Circulation 36,825 • Volume 18, No. 4 • Winter 2003   Issue PDF

How May Oral-Tracheal Intubation Be Improved?

Russell B. P. Stasiuk, MD

To the Editor

A forum on “Airway Management Continues to Raise Safety Concerns” regularly includes current recommendations on ways to secure a jeopardized airway after attempts at endotracheal tube placement during “difficult intubation” fail.1 At this stage an effective rescue technique, without question, becomes the only available option to avoid patient injury.

In retrospect many questions must always be asked, including—why did conventional intubation fail, and what technical changes are necessary to improve outcome? To date, the answers have ranged from developing scoring systems in the attempt to pre-emptively identify patients at risk, bettering laryngoscopic view via, for example, altering head position, and assigning cause for difficult intubation to patients’ physical characteristics such as obesity.2

The focus on modifying selective aspects of the intubating procedure, however, is based on unproven assumptions about the intubating process itself. Current opinion accepts the principle that oral tracheal intubation, as presently practiced, is the correct way to intubate, since historically it has proven reliable for most intubations and problematic only in a small percentage of cases, the latter constituting “difficult intubations.” Longevity, along with absence of a reliable alternative, has, by default, made the current method the standard—to be refined, but never questioned.
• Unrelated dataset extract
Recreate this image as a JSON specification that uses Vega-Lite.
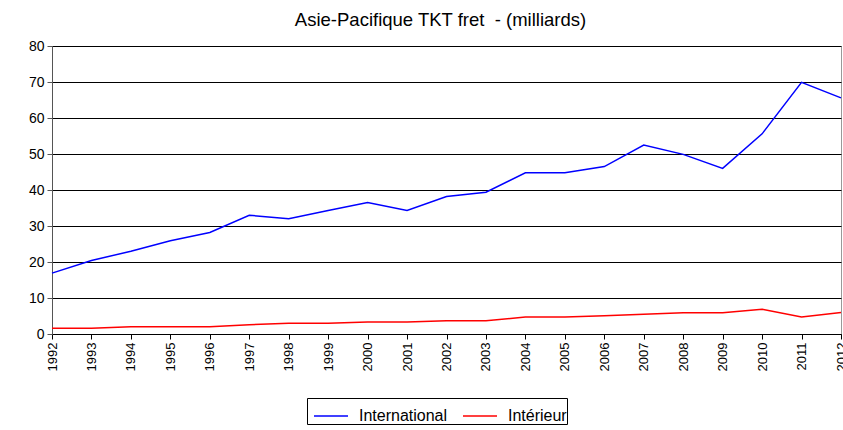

However, is this reasoning correct, and would using an alternate approach that combines uncomplicated intubation of normal patients with a seamless transition to intubate successfully during “difficult intubations” be desirable? Any such technique would enhance safety by significantly reducing the number of patients requiring emergency airway management, many under adverse circumstances.

The need for a new technique that improves outcome during difficult laryngoscopy, should therefore, at the very least, be recognized and discussed. Only then can the strengths and weaknesses of conventional intubation be debated, and the fundamental factors governing successful tracheal intubation recognized. Failure to do so only propagates the status quo without significantly improving management of unanticipated “difficult intubations.”

In practice, does a viable alternative exist, and on what concepts is it based? A complete system for intubation that requires mandatory use of a styleted endotracheal tube and follows obligatory rules has been used successfully for many years in a variety of clinical conditions.3 I submit that this technique used routinely in the hands of trained operators is a major advance in oral tracheal intubation.

Many experienced anaesthesiologists will not accept the suggestion that their personal method of intubation may be improved, while others search for answers to problems they have encountered. However, the issue of how best to perform oral tracheal intubation should be accepted for what it is, an unresolved clinical problem, with solutions that must meet the criteria of evidence-based medicine. Only then will fact be separated from bias.

Russell B. P. Stasiuk, MD
Vancouver, British Columbia


  1. 2003 ASA Meeting Highlights Safety. APSF Newsletter 2003;18:33, 34, 36.
  2. Juvin P, Lavaut E, Dupont H, et al. Difficult tracheal intubation is more common in obese than in lean patients. Anesth Analg 2003;97:595-600.
  3. Stasiuk RBP. Improving styletted oral tracheal intubation: rational use of the OTSU. Can J Anesth 2001;48:911-18.